## Begin Data shown

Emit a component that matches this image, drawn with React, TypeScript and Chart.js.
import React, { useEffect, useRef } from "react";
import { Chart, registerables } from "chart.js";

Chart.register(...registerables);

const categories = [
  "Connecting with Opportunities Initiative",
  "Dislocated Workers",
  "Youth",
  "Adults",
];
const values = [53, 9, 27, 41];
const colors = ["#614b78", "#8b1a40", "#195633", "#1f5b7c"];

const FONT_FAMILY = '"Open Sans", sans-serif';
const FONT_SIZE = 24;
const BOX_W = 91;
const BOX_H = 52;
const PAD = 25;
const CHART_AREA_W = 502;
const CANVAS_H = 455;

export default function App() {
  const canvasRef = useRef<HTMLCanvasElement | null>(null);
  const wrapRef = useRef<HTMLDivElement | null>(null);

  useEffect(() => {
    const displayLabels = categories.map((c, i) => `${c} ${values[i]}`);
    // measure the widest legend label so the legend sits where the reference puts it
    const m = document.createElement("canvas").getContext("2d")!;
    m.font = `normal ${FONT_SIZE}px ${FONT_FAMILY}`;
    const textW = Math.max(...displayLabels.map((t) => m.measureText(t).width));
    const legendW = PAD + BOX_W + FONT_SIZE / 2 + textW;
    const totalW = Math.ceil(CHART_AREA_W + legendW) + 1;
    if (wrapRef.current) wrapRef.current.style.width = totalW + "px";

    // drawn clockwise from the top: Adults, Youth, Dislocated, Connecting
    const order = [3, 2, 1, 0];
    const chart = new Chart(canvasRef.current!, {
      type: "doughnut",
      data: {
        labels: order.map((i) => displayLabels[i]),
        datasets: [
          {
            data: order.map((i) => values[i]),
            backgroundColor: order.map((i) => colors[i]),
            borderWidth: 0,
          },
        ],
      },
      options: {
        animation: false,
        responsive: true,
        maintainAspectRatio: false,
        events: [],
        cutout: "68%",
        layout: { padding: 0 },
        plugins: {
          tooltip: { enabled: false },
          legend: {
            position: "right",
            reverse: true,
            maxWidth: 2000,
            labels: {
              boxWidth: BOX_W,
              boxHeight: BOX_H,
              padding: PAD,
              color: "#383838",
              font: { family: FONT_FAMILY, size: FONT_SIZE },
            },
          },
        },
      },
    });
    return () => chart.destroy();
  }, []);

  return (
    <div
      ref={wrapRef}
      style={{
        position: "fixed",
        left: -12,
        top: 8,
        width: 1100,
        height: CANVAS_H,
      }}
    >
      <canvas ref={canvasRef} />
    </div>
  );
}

## End Data shown

Stated exercise: Type out all of the material again, word for word.

Exercise response:
Emit a component that matches this image, drawn with React, TypeScript and Chart.js.
import React, { useEffect, useRef } from "react";
import { Chart, registerables } from "chart.js";

Chart.register(...registerables);

const categories = [
  "Connecting with Opportunities Initiative",
  "Dislocated Workers",
  "Youth",
  "Adults",
];
const values = [53, 9, 27, 41];
const colors = ["#614b78", "#8b1a40", "#195633", "#1f5b7c"];

const FONT_FAMILY = '"Open Sans", sans-serif';
const FONT_SIZE = 24;
const BOX_W = 91;
const BOX_H = 52;
const PAD = 25;
const CHART_AREA_W = 502;
const CANVAS_H = 455;

export default function App() {
  const canvasRef = useRef<HTMLCanvasElement | null>(null);
  const wrapRef = useRef<HTMLDivElement | null>(null);

  useEffect(() => {
    const displayLabels = categories.map((c, i) => `${c} ${values[i]}`);
    // measure the widest legend label so the legend sits where the reference puts it
    const m = document.createElement("canvas").getContext("2d")!;
    m.font = `normal ${FONT_SIZE}px ${FONT_FAMILY}`;
    const textW = Math.max(...displayLabels.map((t) => m.measureText(t).width));
    const legendW = PAD + BOX_W + FONT_SIZE / 2 + textW;
    const totalW = Math.ceil(CHART_AREA_W + legendW) + 1;
    if (wrapRef.current) wrapRef.current.style.width = totalW + "px";

    // drawn clockwise from the top: Adults, Youth, Dislocated, Connecting
    const order = [3, 2, 1, 0];
    const chart = new Chart(canvasRef.current!, {
      type: "doughnut",
      data: {
        labels: order.map((i) => displayLabels[i]),
        datasets: [
          {
            data: order.map((i) => values[i]),
            backgroundColor: order.map((i) => colors[i]),
            borderWidth: 0,
          },
        ],
      },
      options: {
        animation: false,
        responsive: true,
        maintainAspectRatio: false,
        events: [],
        cutout: "68%",
        layout: { padding: 0 },
        plugins: {
          tooltip: { enabled: false },
          legend: {
            position: "right",
            reverse: true,
            maxWidth: 2000,
            labels: {
              boxWidth: BOX_W,
              boxHeight: BOX_H,
              padding: PAD,
              color: "#383838",
              font: { family: FONT_FAMILY, size: FONT_SIZE },
            },
          },
        },
      },
    });
    return () => chart.destroy();
  }, []);

  return (
    <div
      ref={wrapRef}
      style={{
        position: "fixed",
        left: -12,
        top: 8,
        width: 1100,
        height: CANVAS_H,
      }}
    >
      <canvas ref={canvasRef} />
    </div>
  );
}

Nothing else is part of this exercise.